Distinguish between a preliminary title report and an abstract title
Unlike a prelim, abstract of title are written statements which MAY BE RELIED ON by those who order them as a accurate, factual representation of title to the property being acquired, encumbered or leased.
abstract of title
Unlike a prelim, abstract of title are written statements which MAY BE RELIED ON by those who order them as a accurate, factual representation of title to the property being acquired, encumbered or leased.
An abstract of title is a “Statement of Facts” collected from the public records. An abstract is not an insurance policy with a dollar limit on the insurer’s liability as is set in a policy of title insurance.
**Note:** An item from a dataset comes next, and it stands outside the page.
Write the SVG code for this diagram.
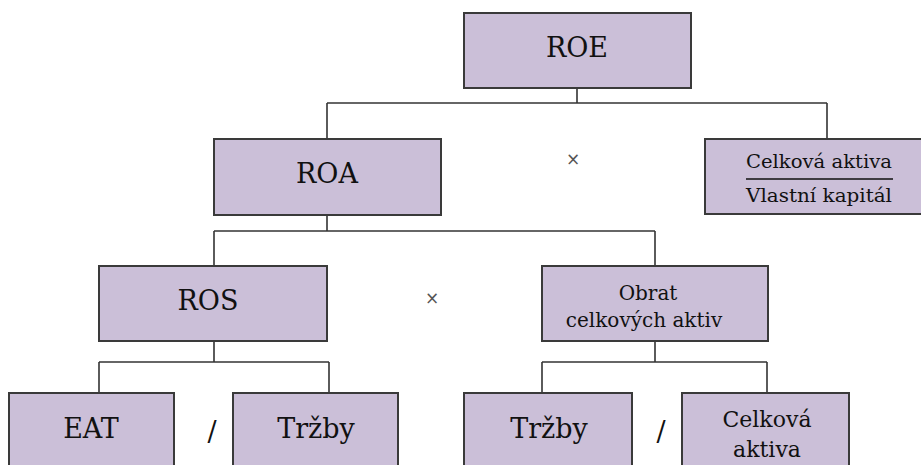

The content of an abstract is intended by the insurance company to be relied upon as fact. Thus, the insurer is liable for all money losses of the policyholder flowing from a failure to accurately State all conditions of title in the abstract they issue.
date-down search
A DATE-DOWN SEARCH is a further search of the public records performed by a title insurer after preparing a preliminary title report and immediately prior to issuance of a policy of title insurance. The prelim and a last-minute date down search of title conditions, are used by escrow and the title insurer to reveal any title problems to be eliminated before closing and, as instructed, obtain title insurance for the documents when recorded.
After the date down search if any defects or encumbrances show up that were not included in the prelim, the title company may withdraw its offer under the prelim. The title company then issues a new prelim offering to issue a policy on different terms.
preliminary title report (PRELIM)
A PRELIMINARY TITLE REPORT (prelim) is a report constituting a revocable offer by a title insurer to issue a policy of title insurance, used by a buyer and escrow for an initial review of the vesting and encumbrances recorded and affecting title to a property.
Encumbrances reflected on a preliminary title report include:
- General and special taxes
- assessments and bonds
- CCnRs
- easements
- rights-of-way
- lien’s
- interests of others
A preliminary title report also known as a prelim is not a representation of the condition of title or a policy of title insurance. Unlike an abstract of title, a prelim cannot be relied upon by anyone and imposes no liability on the title company.